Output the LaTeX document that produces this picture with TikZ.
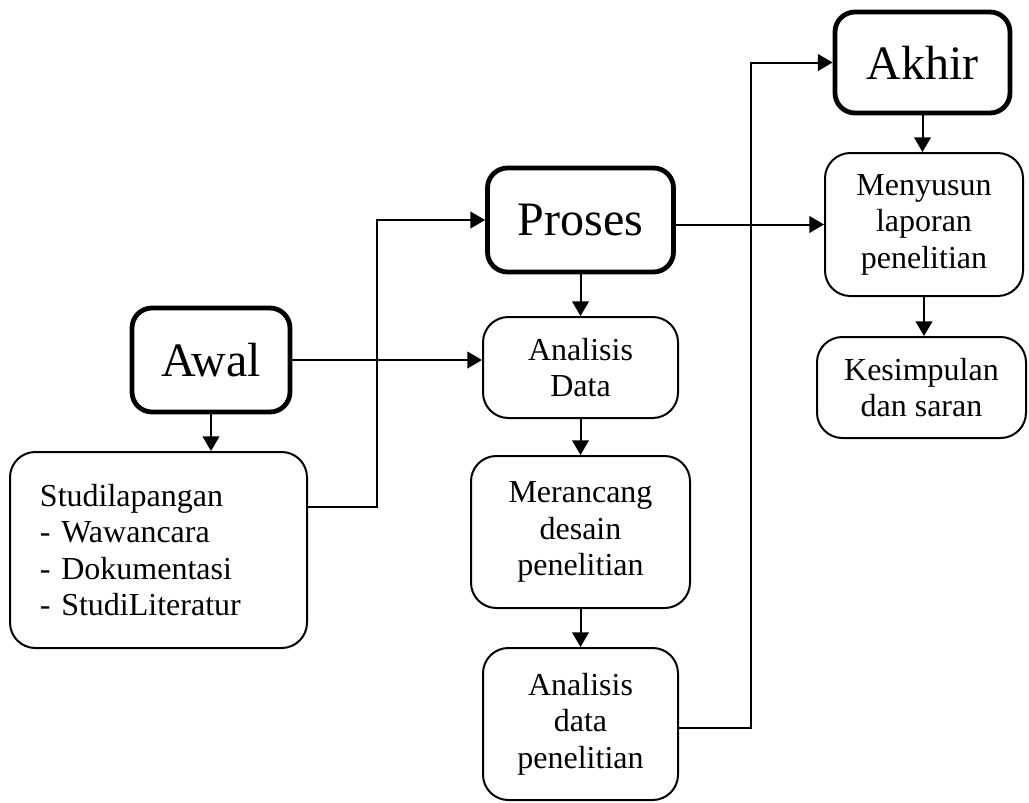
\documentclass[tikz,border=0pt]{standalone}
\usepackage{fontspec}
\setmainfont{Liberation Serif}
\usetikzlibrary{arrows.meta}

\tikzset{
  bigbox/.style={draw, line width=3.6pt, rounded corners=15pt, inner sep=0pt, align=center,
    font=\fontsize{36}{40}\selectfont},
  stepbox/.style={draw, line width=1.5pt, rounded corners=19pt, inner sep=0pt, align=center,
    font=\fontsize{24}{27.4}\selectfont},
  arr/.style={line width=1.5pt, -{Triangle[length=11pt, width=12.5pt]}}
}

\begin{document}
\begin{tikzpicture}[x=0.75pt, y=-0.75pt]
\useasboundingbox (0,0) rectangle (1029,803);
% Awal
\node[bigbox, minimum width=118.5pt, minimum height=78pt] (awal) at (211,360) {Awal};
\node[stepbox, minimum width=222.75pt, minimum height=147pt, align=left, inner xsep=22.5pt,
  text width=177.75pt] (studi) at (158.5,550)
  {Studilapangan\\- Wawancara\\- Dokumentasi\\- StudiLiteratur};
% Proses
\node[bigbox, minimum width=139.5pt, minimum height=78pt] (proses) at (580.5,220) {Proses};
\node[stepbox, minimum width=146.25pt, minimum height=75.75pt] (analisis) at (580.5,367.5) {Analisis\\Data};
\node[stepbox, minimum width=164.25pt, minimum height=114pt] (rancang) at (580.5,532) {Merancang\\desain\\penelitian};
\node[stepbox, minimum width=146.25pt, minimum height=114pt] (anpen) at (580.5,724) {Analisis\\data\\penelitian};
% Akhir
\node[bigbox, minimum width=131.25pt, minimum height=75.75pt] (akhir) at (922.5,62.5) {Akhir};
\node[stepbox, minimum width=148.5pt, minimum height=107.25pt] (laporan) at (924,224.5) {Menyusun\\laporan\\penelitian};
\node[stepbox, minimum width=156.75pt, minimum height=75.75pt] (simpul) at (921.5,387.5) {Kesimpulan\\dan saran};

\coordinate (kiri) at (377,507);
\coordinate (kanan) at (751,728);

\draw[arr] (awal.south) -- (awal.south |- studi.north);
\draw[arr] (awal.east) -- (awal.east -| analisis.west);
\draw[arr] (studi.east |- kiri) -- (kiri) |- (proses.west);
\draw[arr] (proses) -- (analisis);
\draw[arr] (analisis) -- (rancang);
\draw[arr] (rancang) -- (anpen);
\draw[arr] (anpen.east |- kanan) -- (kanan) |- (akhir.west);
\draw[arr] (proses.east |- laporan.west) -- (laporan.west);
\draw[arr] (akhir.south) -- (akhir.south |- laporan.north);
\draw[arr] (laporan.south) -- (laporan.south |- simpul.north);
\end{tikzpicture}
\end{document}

= = =

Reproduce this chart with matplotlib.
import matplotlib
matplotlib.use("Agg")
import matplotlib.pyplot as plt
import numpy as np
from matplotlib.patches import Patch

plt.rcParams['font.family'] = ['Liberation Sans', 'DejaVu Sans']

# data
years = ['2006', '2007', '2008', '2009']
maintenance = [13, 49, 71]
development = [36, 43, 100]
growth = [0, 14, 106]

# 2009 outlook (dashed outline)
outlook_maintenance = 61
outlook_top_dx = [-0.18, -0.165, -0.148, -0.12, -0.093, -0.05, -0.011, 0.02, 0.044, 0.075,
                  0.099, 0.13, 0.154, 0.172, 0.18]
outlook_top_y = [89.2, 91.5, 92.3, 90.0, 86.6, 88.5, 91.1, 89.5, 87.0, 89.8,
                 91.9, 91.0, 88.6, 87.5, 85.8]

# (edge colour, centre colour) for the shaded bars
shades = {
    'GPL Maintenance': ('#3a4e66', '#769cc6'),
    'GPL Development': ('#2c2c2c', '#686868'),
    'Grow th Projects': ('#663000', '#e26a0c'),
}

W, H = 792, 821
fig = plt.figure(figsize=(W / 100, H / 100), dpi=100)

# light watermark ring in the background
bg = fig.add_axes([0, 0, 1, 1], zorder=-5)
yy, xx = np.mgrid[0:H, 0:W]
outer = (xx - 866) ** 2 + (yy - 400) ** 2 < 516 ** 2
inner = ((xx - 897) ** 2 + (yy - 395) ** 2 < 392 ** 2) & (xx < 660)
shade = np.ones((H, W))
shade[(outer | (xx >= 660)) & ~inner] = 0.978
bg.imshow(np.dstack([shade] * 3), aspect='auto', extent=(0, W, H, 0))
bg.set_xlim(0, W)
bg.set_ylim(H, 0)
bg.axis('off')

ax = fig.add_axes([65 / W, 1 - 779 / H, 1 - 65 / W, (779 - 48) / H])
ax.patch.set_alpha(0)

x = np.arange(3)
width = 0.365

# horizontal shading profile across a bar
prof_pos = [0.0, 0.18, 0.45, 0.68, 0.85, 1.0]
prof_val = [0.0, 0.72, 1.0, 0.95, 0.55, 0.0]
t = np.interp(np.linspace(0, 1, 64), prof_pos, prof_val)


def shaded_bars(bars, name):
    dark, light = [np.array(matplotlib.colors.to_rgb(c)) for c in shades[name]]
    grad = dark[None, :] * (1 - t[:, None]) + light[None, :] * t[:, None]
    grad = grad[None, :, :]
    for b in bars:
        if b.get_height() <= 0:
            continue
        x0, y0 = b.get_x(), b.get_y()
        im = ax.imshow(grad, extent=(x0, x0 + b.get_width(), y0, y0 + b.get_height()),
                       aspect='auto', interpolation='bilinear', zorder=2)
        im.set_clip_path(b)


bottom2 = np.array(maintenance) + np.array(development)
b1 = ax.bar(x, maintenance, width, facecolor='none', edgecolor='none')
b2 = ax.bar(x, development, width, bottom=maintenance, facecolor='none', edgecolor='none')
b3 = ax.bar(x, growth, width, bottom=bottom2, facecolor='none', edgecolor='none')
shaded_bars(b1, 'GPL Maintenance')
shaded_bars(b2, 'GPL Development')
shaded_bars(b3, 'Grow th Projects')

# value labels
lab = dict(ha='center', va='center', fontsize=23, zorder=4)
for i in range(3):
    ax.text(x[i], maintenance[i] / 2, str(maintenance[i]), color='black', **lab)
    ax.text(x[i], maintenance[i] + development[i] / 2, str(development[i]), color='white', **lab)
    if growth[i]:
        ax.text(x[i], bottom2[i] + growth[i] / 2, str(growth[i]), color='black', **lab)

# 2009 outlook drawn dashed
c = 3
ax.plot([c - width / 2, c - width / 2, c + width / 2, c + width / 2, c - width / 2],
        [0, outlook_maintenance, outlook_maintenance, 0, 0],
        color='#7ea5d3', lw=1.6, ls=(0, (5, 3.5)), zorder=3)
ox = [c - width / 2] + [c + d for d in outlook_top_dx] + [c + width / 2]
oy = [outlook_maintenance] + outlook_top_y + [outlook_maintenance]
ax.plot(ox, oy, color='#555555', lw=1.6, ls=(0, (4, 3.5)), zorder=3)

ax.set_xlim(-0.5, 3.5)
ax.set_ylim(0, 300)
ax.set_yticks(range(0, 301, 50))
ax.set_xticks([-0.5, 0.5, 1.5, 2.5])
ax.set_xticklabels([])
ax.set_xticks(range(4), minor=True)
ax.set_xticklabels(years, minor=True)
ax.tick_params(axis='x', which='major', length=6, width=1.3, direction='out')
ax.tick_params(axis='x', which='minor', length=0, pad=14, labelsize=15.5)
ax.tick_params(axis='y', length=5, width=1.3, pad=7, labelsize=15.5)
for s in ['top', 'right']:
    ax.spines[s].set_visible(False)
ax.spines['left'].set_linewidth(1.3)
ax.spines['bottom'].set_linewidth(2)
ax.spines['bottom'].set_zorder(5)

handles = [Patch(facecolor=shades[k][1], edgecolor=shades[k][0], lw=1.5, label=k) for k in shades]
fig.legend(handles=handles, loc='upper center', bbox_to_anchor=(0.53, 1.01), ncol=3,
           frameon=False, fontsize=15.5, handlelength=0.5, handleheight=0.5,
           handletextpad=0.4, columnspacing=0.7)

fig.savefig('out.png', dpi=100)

= = =

- Directions for this task:
Look through the entries above and list every line containing "with".

- Response to the exercise:
Output the LaTeX document that produces this picture with TikZ.
Reproduce this chart with matplotlib.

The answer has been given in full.